You can submit just the sitemap index file to Google, and the search engine will use it to access all the individual sitemaps you’ve created.
How to Create a Sitemap
The process will largely depend on the technology used on your site. In most cases, however, you can create a sitemap directly from your Content Management System.
Most CMS’ like Wordpress or Joomla offer dedicated plugins for creating and updating the sitemap every time a page is created or updated.
(XML Sitemaps option in a WordPress plugin)
More advanced plugins will also automatically create individual sitemaps for each website section.
If your CMS doesn’t offer that functionality, you can use a crawler to create the sitemap as well.

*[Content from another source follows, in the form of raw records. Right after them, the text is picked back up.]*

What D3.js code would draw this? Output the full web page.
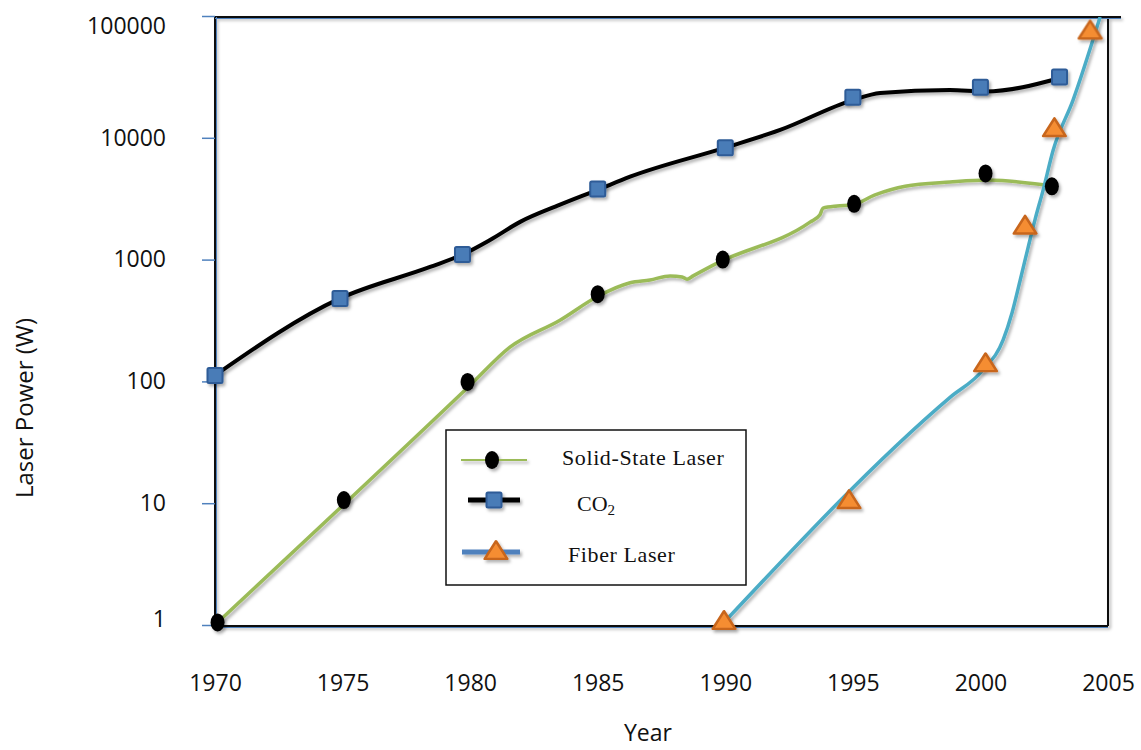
<!DOCTYPE html>
<html><head><meta charset="utf-8">
<script src="https://cdn.jsdelivr.net/npm/d3@7/dist/d3.min.js"></script>
<style>body{margin:0;background:#fff}svg{display:block}</style>
</head><body><svg id="c" width="1141" height="750"></svg>
<script>
// ---- data ----
const yTickValues = [1, 10, 100, 1000, 10000, 100000];
const xTickValues = [1970, 1975, 1980, 1985, 1990, 1995, 2000, 2005];
const seriesNames = ["Solid-State Laser", "CO2", "Fiber Laser"];

// marker points
const solidYears  = [1970.1, 1975.05, 1979.9, 1985.0, 1989.9, 1995.05, 2000.2, 2002.8];
const solidValues = [1.05, 10.6, 99, 520, 1000, 2870, 5100, 4000];
const co2Years    = [1970, 1974.9, 1979.7, 1985.0, 1990.0, 1995.0, 2000.0, 2003.1];
const co2Values   = [112, 480, 1100, 3800, 8300, 21500, 26000, 31500];
const fiberYears  = [1989.95, 1994.85, 2000.2, 2001.75, 2002.9, 2004.3];
const fiberValues = [1.08, 10.6, 141, 1900, 12000, 76000];

// drawn (smoothed) line vertices
const solidLineYears  = [1970.1, 1980.0, 1981.56, 1983.52, 1985.01, 1986.27, 1987.05, 1987.84, 1988.31, 1988.5, 1988.74, 1989.68, 1993.32, 1993.71, 1993.83, 1994.38, 1994.97, 1995.87, 1997.05, 1998.81, 2000.26, 2002.54];
const solidLineValues = [1.05, 93, 191, 318, 500, 645, 680, 735, 720, 690, 735, 935, 2030, 2330, 2650, 2760, 2810, 3400, 4000, 4330, 4500, 4090];
const co2LineYears  = [1970, 1974.9, 1978.43, 1979.7, 1980.78, 1981.96, 1983.5, 1984.97, 1986.27, 1990.0, 1992.15, 1995.0, 1996.07, 1998.8, 2000.18, 2003.12];
const co2LineValues = [112, 480, 870, 1100, 1450, 2040, 2810, 3720, 4790, 8300, 11600, 20400, 23300, 24700, 24000, 31000];
const fiberLineYears  = [1989.95, 1998.81, 2000.1, 2000.89, 2001.24, 2001.56, 2001.87, 2002.14, 2002.46, 2002.85, 2003.63, 2004.69];
const fiberLineValues = [1.05, 74, 124, 219, 366, 680, 1260, 2130, 3740, 7900, 20400, 98000];

// ---- chart ----
const svg = d3.select("#c");
const L = 215, R = 1108, T = 17, B = 626;
const x = d3.scaleLinear().domain([1970, 2005]).range([L, R]);
const y = d3.scaleLog().domain([1, 100000]).range([625, 16]);

const defs = svg.append("defs");
const f = defs.append("filter").attr("id", "sh").attr("x", "-20%").attr("y", "-20%").attr("width", "140%").attr("height", "140%");
f.append("feDropShadow").attr("dx", 2).attr("dy", 2.5).attr("stdDeviation", 1.6).attr("flood-color", "#000").attr("flood-opacity", 0.3);
defs.append("clipPath").attr("id", "clip").append("rect").attr("x", L).attr("y", T).attr("width", R - L).attr("height", B - T);

const tickFont = "'Open Sans', 'Liberation Sans', sans-serif";

// frame
const frame = svg.append("g").attr("filter", "url(#sh)");
frame.append("line").attr("x1", L).attr("x2", 1121).attr("y1", T).attr("y2", T).attr("stroke", "#111").attr("stroke-width", 2);
frame.append("line").attr("x1", R).attr("x2", R).attr("y1", T).attr("y2", B).attr("stroke", "#111").attr("stroke-width", 2);
frame.append("line").attr("x1", L).attr("x2", R).attr("y1", B).attr("y2", B).attr("stroke", "#111").attr("stroke-width", 2);
frame.append("line").attr("x1", L).attr("x2", L).attr("y1", T).attr("y2", B).attr("stroke", "#111").attr("stroke-width", 2);
svg.append("line").attr("x1", L + 1.5).attr("x2", L + 1.5).attr("y1", T).attr("y2", B).attr("stroke", "#4f81bd").attr("stroke-width", 1);
svg.append("line").attr("x1", L).attr("x2", R).attr("y1", B + 1.5).attr("y2", B + 1.5).attr("stroke", "#4f81bd").attr("stroke-width", 1);
svg.append("line").attr("x1", L).attr("x2", 1121).attr("y1", T + 1.5).attr("y2", T + 1.5).attr("stroke", "#4f81bd").attr("stroke-width", 1);

// y axis
const yAxis = d3.axisLeft(y).tickValues(yTickValues).tickFormat(d3.format("d")).tickSize(13).tickPadding(36);
const gy = svg.append("g").attr("transform", `translate(${L},0)`).call(yAxis);
gy.select(".domain").remove();
gy.selectAll(".tick line").attr("stroke", "#4f81bd").attr("stroke-width", 1.5);
gy.selectAll(".tick text").attr("font-family", tickFont).attr("font-size", 23).attr("fill", "#111");
gy.selectAll(".tick").filter(d => d === 100000).select("text").attr("dy", "0.75em");
gy.selectAll(".tick").filter(d => d === 1).select("text").attr("dy", "0.05em");

// x axis
const xAxis = d3.axisBottom(x).tickValues(xTickValues).tickFormat(d3.format("d")).tickSize(0).tickPadding(49);
const gx = svg.append("g").attr("transform", `translate(0,${B})`).call(xAxis);
gx.select(".domain").remove();
gx.selectAll(".tick text").attr("font-family", tickFont).attr("font-size", 23).attr("fill", "#111");

// axis titles
svg.append("text").attr("x", 648).attr("y", 741).attr("text-anchor", "middle")
  .attr("font-family", tickFont).attr("font-size", 23).attr("fill", "#111").text("Year");
svg.append("text").attr("transform", "translate(33,408) rotate(-90)").attr("text-anchor", "middle")
  .attr("font-family", tickFont).attr("font-size", 24).attr("fill", "#111").text("Laser Power (W)");

// lines
const line = d3.line().x(d => x(d[0])).y(d => y(d[1])).curve(d3.curveMonotoneX);
const zip = (a, b) => a.map((v, i) => [v, b[i]]);
const plot = svg.append("g").attr("clip-path", "url(#clip)");
const lines = plot.append("g").attr("filter", "url(#sh)");
lines.append("path").attr("d", line(zip(solidLineYears, solidLineValues))).attr("fill", "none").attr("stroke", "#9bbb59").attr("stroke-width", 3.5).attr("stroke-linejoin", "round");
lines.append("path").attr("d", line(zip(co2LineYears, co2LineValues))).attr("fill", "none").attr("stroke", "#000").attr("stroke-width", 4).attr("stroke-linejoin", "round");
lines.append("path").attr("d", line(zip(fiberLineYears, fiberLineValues))).attr("fill", "none").attr("stroke", "#4bacc6").attr("stroke-width", 3.5).attr("stroke-linejoin", "round");

// markers
const tri = d3.symbol().type(d3.symbolTriangle).size(200);
function drawSolid(g, cx, cy) {
  g.append("ellipse").attr("cx", cx).attr("cy", cy).attr("rx", 7).attr("ry", 9).attr("fill", "#000");
}
function drawSquare(g, cx, cy) {
  g.append("rect").attr("x", cx - 7.5).attr("y", cy - 7.5).attr("width", 15).attr("height", 15).attr("rx", 1.5)
    .attr("fill", "#4a7bb7").attr("stroke", "#2e5b97").attr("stroke-width", 2);
}
function drawTri(g, cx, cy) {
  g.append("path").attr("d", tri()).attr("transform", `translate(${cx},${cy + 2}) scale(1.05,0.95)`)
    .attr("fill", "#f58d33").attr("stroke", "#c8661e").attr("stroke-width", 2.5).attr("stroke-linejoin", "round");
}
const mk = svg.append("g").attr("filter", "url(#sh)");
zip(solidYears, solidValues).forEach(d => drawSolid(mk, x(d[0]), y(d[1])));
zip(co2Years, co2Values).forEach(d => drawSquare(mk, x(d[0]), y(d[1])));
zip(fiberYears, fiberValues).forEach(d => drawTri(mk, x(d[0]), y(d[1])));

// legend
const lg = svg.append("g");
lg.append("rect").attr("x", 446).attr("y", 430).attr("width", 300).attr("height", 155).attr("fill", "#fff").attr("stroke", "#111").attr("stroke-width", 1.5);
const serif = "'Liberation Serif', 'Times New Roman', serif";
const lgi = lg.append("g").attr("filter", "url(#sh)");
lgi.append("line").attr("x1", 461).attr("x2", 527).attr("y1", 460).attr("y2", 460).attr("stroke", "#9bbb59").attr("stroke-width", 2);
drawSolid(lgi, 492, 460);
lgi.append("line").attr("x1", 468).attr("x2", 520).attr("y1", 500).attr("y2", 500).attr("stroke", "#000").attr("stroke-width", 5);
drawSquare(lgi, 494, 500);
lgi.append("line").attr("x1", 462).attr("x2", 520).attr("y1", 552).attr("y2", 552).attr("stroke", "#4f81bd").attr("stroke-width", 5);
drawTri(lgi, 496, 551);
lg.append("text").attr("x", 562).attr("y", 465).attr("font-family", serif).attr("font-size", 22).attr("letter-spacing", 0.6).attr("fill", "#111").text(seriesNames[0]);
const co2t = lg.append("text").attr("x", 577).attr("y", 511).attr("font-family", serif).attr("font-size", 22).attr("fill", "#111");
co2t.append("tspan").text("CO");
co2t.append("tspan").attr("font-size", 15).attr("dy", 4).text("2");
lg.append("text").attr("x", 568).attr("y", 562).attr("font-family", serif).attr("font-size", 22).attr("letter-spacing", 0.6).attr("fill", "#111").text(seriesNames[2]);
</script>
</body></html>
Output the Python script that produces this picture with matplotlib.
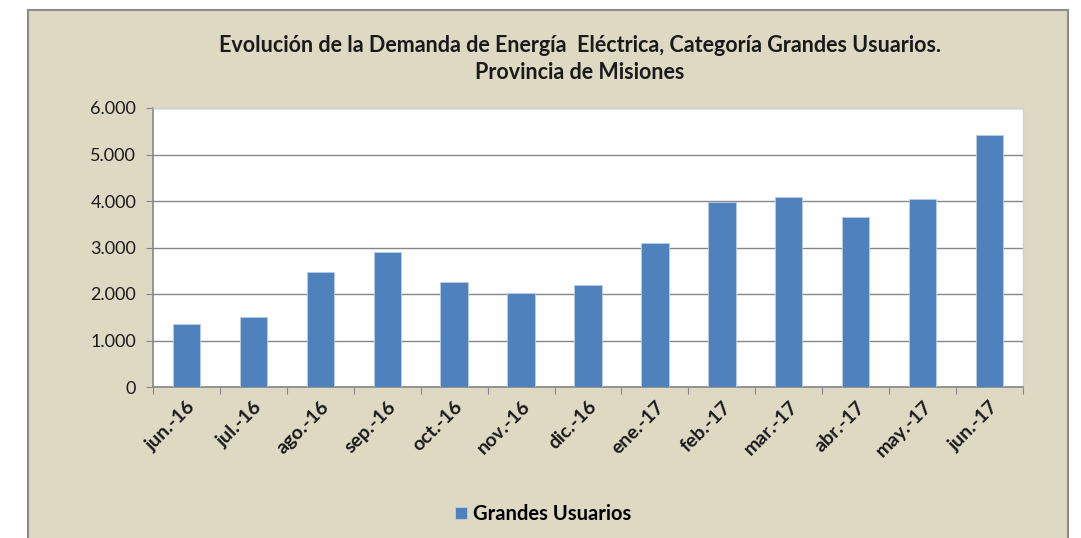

A crawler collects all the information about pages on the site as it goes through them. That information is stored in a database, and the crawler can output it in the sitemap’s XML format.
Here’s how the option looks like in seoClarity’s crawler, Clarity Audits:
With Clarity Audits, you can crawl the entire site and build a sitemap from that information. Or you can set it up to access specific sections only to create individual sitemaps.
But the crawler has a few other tricks up its sleeve.
- First of all, Clarity Audits doesn’t run from your server, and does not use up your resources.
- Because it runs from an external server, it works just like the Googlebot (as opposed to a crawler running on your server.)
- It does not limit the crawl speed or resources and can crawl your site using multiple droplets simultaneously.
- And it creates the sitemap dynamically as it goes through your site.
Want to find out more about Clarity Audits?
Book a demo to see the crawler in action.
How to Submit the Sitemap to Google
Google can find the sitemap on its own. However, it is a good practice to submit it to Google, and let it process the data.
You do it in Google Search Console.
- First, upload your sitemap’s XML file(s) to the root directory of your server. The file should be accessible by going to https://domain.com/sitemap-index.xml (note, your sitemap’s filename might be different.)
- Log in to Google Search Console and go to Sitemaps (in the left sidebar)
- Type in your sitemap’s filename in the section at the top of the screen. This will submit the sitemap to Google.
Below the box, you will see your all submitted sitemaps with information about when Google has accessed them recently, and the status of the file.
With the sitemap created and submitted, all that is left to do is to monitor it for any potential errors in Google Search Console. Also, if you’ve created the sitemap manually and not through the CMS, make sure to recreate and upload it to the server regularly to ensure that any new pages have been included.